- [Written exercise] Restate the whole listing word for word. Pictures are left out.

======

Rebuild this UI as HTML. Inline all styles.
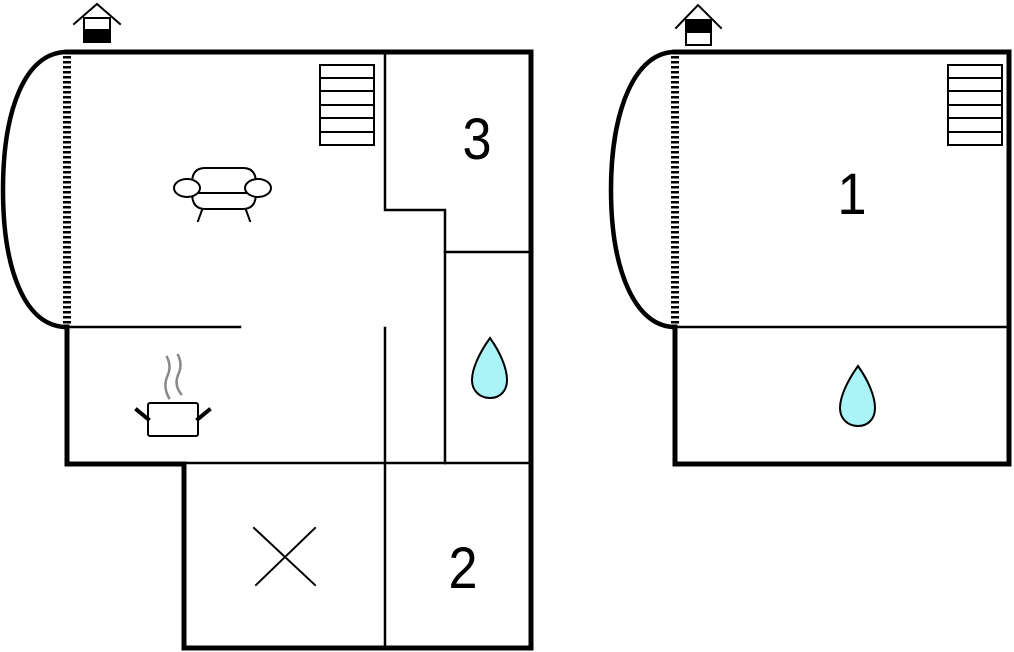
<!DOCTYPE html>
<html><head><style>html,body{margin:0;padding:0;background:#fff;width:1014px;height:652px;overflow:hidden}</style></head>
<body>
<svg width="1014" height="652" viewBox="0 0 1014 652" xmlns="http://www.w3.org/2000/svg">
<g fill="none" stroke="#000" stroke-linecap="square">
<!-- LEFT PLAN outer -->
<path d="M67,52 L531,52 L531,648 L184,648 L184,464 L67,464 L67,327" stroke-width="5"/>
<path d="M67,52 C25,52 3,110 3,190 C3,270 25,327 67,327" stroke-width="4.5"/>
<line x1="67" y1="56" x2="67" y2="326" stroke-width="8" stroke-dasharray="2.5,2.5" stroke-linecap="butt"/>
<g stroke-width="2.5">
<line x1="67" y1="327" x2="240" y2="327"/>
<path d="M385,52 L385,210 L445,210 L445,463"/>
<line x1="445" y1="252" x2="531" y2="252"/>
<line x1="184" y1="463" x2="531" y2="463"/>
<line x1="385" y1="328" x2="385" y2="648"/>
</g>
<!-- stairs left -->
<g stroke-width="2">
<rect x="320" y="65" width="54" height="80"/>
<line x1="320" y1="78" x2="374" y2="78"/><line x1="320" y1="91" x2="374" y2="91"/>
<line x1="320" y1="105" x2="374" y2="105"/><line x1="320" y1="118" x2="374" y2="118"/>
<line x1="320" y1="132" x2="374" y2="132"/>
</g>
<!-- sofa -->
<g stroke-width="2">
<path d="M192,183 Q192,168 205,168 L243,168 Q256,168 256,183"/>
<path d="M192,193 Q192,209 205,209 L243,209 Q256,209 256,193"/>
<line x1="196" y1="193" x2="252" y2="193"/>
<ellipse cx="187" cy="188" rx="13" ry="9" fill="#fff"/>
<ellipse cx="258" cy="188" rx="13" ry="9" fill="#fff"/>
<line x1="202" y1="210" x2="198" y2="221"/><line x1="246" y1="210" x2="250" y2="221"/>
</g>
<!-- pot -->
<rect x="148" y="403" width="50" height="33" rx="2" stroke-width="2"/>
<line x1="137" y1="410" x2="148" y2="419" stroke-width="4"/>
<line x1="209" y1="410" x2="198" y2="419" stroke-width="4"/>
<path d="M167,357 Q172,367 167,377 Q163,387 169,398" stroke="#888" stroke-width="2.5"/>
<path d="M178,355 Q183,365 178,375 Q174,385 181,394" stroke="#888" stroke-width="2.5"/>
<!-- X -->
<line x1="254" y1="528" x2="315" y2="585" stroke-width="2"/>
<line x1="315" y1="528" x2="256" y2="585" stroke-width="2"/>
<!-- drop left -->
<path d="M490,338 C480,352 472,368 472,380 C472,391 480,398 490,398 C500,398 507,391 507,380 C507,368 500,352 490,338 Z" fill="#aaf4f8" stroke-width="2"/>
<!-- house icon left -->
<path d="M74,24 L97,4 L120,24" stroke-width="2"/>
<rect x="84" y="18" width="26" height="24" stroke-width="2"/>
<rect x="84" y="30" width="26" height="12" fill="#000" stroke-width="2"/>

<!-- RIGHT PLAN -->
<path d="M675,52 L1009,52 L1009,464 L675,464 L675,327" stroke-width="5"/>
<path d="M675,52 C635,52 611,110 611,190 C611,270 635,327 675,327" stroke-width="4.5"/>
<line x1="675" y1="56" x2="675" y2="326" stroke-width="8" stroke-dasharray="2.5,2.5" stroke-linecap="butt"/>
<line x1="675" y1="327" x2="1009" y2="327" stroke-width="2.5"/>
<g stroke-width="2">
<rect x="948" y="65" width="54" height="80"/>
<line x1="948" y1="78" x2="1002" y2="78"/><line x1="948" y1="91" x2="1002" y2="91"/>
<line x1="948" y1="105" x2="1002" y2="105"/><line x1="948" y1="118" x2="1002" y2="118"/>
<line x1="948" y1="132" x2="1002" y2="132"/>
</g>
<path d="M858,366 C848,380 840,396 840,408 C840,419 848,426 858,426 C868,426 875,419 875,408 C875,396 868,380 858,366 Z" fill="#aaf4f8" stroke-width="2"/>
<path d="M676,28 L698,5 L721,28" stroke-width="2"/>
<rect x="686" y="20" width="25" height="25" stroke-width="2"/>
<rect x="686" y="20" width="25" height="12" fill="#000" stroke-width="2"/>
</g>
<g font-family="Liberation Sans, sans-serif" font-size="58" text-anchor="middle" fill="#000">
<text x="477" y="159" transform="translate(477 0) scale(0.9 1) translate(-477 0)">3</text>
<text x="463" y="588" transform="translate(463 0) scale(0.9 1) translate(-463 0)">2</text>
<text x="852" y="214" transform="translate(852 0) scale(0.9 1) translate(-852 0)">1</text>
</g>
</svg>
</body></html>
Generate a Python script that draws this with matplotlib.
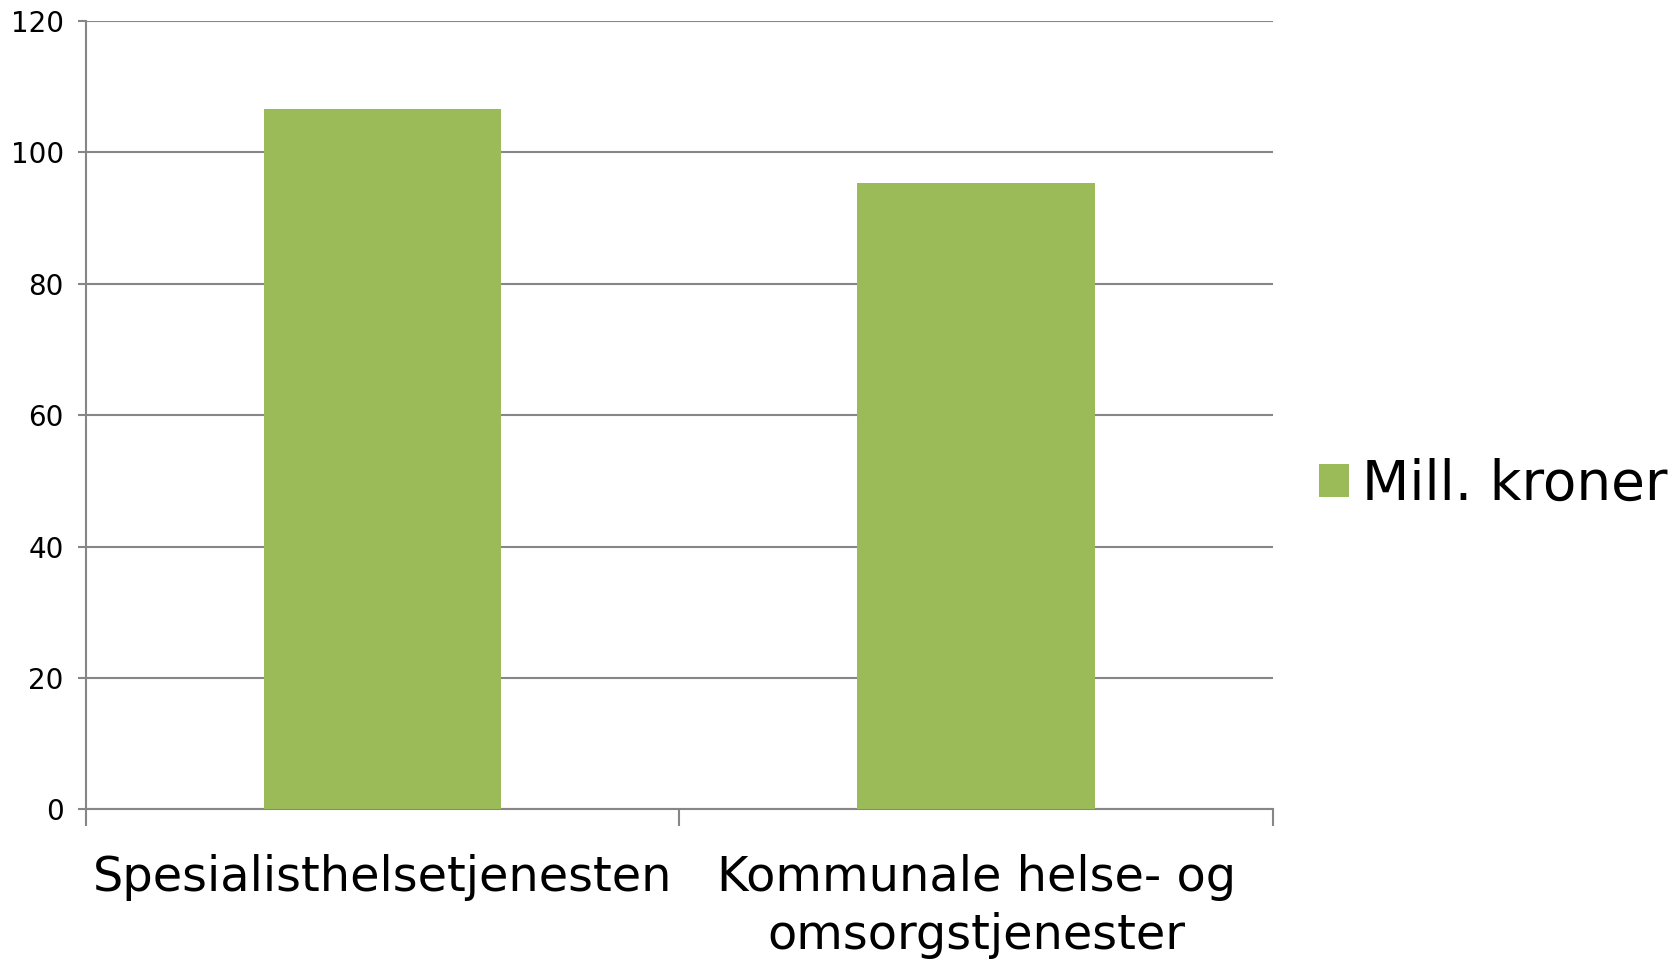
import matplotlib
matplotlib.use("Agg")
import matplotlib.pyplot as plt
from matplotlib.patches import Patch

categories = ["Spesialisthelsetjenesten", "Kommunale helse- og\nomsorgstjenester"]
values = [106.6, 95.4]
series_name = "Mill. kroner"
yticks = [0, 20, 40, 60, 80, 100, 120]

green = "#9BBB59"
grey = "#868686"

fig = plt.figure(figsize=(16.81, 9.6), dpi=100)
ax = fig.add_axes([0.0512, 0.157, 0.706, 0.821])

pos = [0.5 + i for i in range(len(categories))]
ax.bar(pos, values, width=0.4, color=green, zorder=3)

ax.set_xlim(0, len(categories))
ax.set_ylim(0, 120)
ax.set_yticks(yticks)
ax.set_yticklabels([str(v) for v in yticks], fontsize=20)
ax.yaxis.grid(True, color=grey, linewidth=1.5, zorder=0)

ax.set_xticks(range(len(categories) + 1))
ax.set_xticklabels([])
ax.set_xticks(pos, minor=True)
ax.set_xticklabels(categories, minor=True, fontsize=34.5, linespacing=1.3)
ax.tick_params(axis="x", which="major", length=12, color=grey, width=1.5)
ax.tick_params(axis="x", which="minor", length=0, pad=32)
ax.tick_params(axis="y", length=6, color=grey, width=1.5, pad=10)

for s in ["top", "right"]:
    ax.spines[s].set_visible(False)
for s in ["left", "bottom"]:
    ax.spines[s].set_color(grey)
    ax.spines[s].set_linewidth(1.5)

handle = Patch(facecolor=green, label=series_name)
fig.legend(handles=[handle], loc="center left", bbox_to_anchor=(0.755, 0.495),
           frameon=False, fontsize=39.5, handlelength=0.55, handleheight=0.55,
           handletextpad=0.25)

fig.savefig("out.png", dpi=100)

======

- [Result for this task]
Rebuild this UI as HTML. Inline all styles.
<!DOCTYPE html>
<html><head><style>html,body{margin:0;padding:0;background:#fff;width:1014px;height:652px;overflow:hidden}</style></head>
<body>
<svg width="1014" height="652" viewBox="0 0 1014 652" xmlns="http://www.w3.org/2000/svg">
<g fill="none" stroke="#000" stroke-linecap="square">
<!-- LEFT PLAN outer -->
<path d="M67,52 L531,52 L531,648 L184,648 L184,464 L67,464 L67,327" stroke-width="5"/>
<path d="M67,52 C25,52 3,110 3,190 C3,270 25,327 67,327" stroke-width="4.5"/>
<line x1="67" y1="56" x2="67" y2="326" stroke-width="8" stroke-dasharray="2.5,2.5" stroke-linecap="butt"/>
<g stroke-width="2.5">
<line x1="67" y1="327" x2="240" y2="327"/>
<path d="M385,52 L385,210 L445,210 L445,463"/>
<line x1="445" y1="252" x2="531" y2="252"/>
<line x1="184" y1="463" x2="531" y2="463"/>
<line x1="385" y1="328" x2="385" y2="648"/>
</g>
<!-- stairs left -->
<g stroke-width="2">
<rect x="320" y="65" width="54" height="80"/>
<line x1="320" y1="78" x2="374" y2="78"/><line x1="320" y1="91" x2="374" y2="91"/>
<line x1="320" y1="105" x2="374" y2="105"/><line x1="320" y1="118" x2="374" y2="118"/>
<line x1="320" y1="132" x2="374" y2="132"/>
</g>
<!-- sofa -->
<g stroke-width="2">
<path d="M192,183 Q192,168 205,168 L243,168 Q256,168 256,183"/>
<path d="M192,193 Q192,209 205,209 L243,209 Q256,209 256,193"/>
<line x1="196" y1="193" x2="252" y2="193"/>
<ellipse cx="187" cy="188" rx="13" ry="9" fill="#fff"/>
<ellipse cx="258" cy="188" rx="13" ry="9" fill="#fff"/>
<line x1="202" y1="210" x2="198" y2="221"/><line x1="246" y1="210" x2="250" y2="221"/>
</g>
<!-- pot -->
<rect x="148" y="403" width="50" height="33" rx="2" stroke-width="2"/>
<line x1="137" y1="410" x2="148" y2="419" stroke-width="4"/>
<line x1="209" y1="410" x2="198" y2="419" stroke-width="4"/>
<path d="M167,357 Q172,367 167,377 Q163,387 169,398" stroke="#888" stroke-width="2.5"/>
<path d="M178,355 Q183,365 178,375 Q174,385 181,394" stroke="#888" stroke-width="2.5"/>
<!-- X -->
<line x1="254" y1="528" x2="315" y2="585" stroke-width="2"/>
<line x1="315" y1="528" x2="256" y2="585" stroke-width="2"/>
<!-- drop left -->
<path d="M490,338 C480,352 472,368 472,380 C472,391 480,398 490,398 C500,398 507,391 507,380 C507,368 500,352 490,338 Z" fill="#aaf4f8" stroke-width="2"/>
<!-- house icon left -->
<path d="M74,24 L97,4 L120,24" stroke-width="2"/>
<rect x="84" y="18" width="26" height="24" stroke-width="2"/>
<rect x="84" y="30" width="26" height="12" fill="#000" stroke-width="2"/>

<!-- RIGHT PLAN -->
<path d="M675,52 L1009,52 L1009,464 L675,464 L675,327" stroke-width="5"/>
<path d="M675,52 C635,52 611,110 611,190 C611,270 635,327 675,327" stroke-width="4.5"/>
<line x1="675" y1="56" x2="675" y2="326" stroke-width="8" stroke-dasharray="2.5,2.5" stroke-linecap="butt"/>
<line x1="675" y1="327" x2="1009" y2="327" stroke-width="2.5"/>
<g stroke-width="2">
<rect x="948" y="65" width="54" height="80"/>
<line x1="948" y1="78" x2="1002" y2="78"/><line x1="948" y1="91" x2="1002" y2="91"/>
<line x1="948" y1="105" x2="1002" y2="105"/><line x1="948" y1="118" x2="1002" y2="118"/>
<line x1="948" y1="132" x2="1002" y2="132"/>
</g>
<path d="M858,366 C848,380 840,396 840,408 C840,419 848,426 858,426 C868,426 875,419 875,408 C875,396 868,380 858,366 Z" fill="#aaf4f8" stroke-width="2"/>
<path d="M676,28 L698,5 L721,28" stroke-width="2"/>
<rect x="686" y="20" width="25" height="25" stroke-width="2"/>
<rect x="686" y="20" width="25" height="12" fill="#000" stroke-width="2"/>
</g>
<g font-family="Liberation Sans, sans-serif" font-size="58" text-anchor="middle" fill="#000">
<text x="477" y="159" transform="translate(477 0) scale(0.9 1) translate(-477 0)">3</text>
<text x="463" y="588" transform="translate(463 0) scale(0.9 1) translate(-463 0)">2</text>
<text x="852" y="214" transform="translate(852 0) scale(0.9 1) translate(-852 0)">1</text>
</g>
</svg>
</body></html>
Generate a Python script that draws this with matplotlib.
import matplotlib
matplotlib.use("Agg")
import matplotlib.pyplot as plt
from matplotlib.patches import Patch

categories = ["Spesialisthelsetjenesten", "Kommunale helse- og\nomsorgstjenester"]
values = [106.6, 95.4]
series_name = "Mill. kroner"
yticks = [0, 20, 40, 60, 80, 100, 120]

green = "#9BBB59"
grey = "#868686"

fig = plt.figure(figsize=(16.81, 9.6), dpi=100)
ax = fig.add_axes([0.0512, 0.157, 0.706, 0.821])

pos = [0.5 + i for i in range(len(categories))]
ax.bar(pos, values, width=0.4, color=green, zorder=3)

ax.set_xlim(0, len(categories))
ax.set_ylim(0, 120)
ax.set_yticks(yticks)
ax.set_yticklabels([str(v) for v in yticks], fontsize=20)
ax.yaxis.grid(True, color=grey, linewidth=1.5, zorder=0)

ax.set_xticks(range(len(categories) + 1))
ax.set_xticklabels([])
ax.set_xticks(pos, minor=True)
ax.set_xticklabels(categories, minor=True, fontsize=34.5, linespacing=1.3)
ax.tick_params(axis="x", which="major", length=12, color=grey, width=1.5)
ax.tick_params(axis="x", which="minor", length=0, pad=32)
ax.tick_params(axis="y", length=6, color=grey, width=1.5, pad=10)

for s in ["top", "right"]:
    ax.spines[s].set_visible(False)
for s in ["left", "bottom"]:
    ax.spines[s].set_color(grey)
    ax.spines[s].set_linewidth(1.5)

handle = Patch(facecolor=green, label=series_name)
fig.legend(handles=[handle], loc="center left", bbox_to_anchor=(0.755, 0.495),
           frameon=False, fontsize=39.5, handlelength=0.55, handleheight=0.55,
           handletextpad=0.25)

fig.savefig("out.png", dpi=100)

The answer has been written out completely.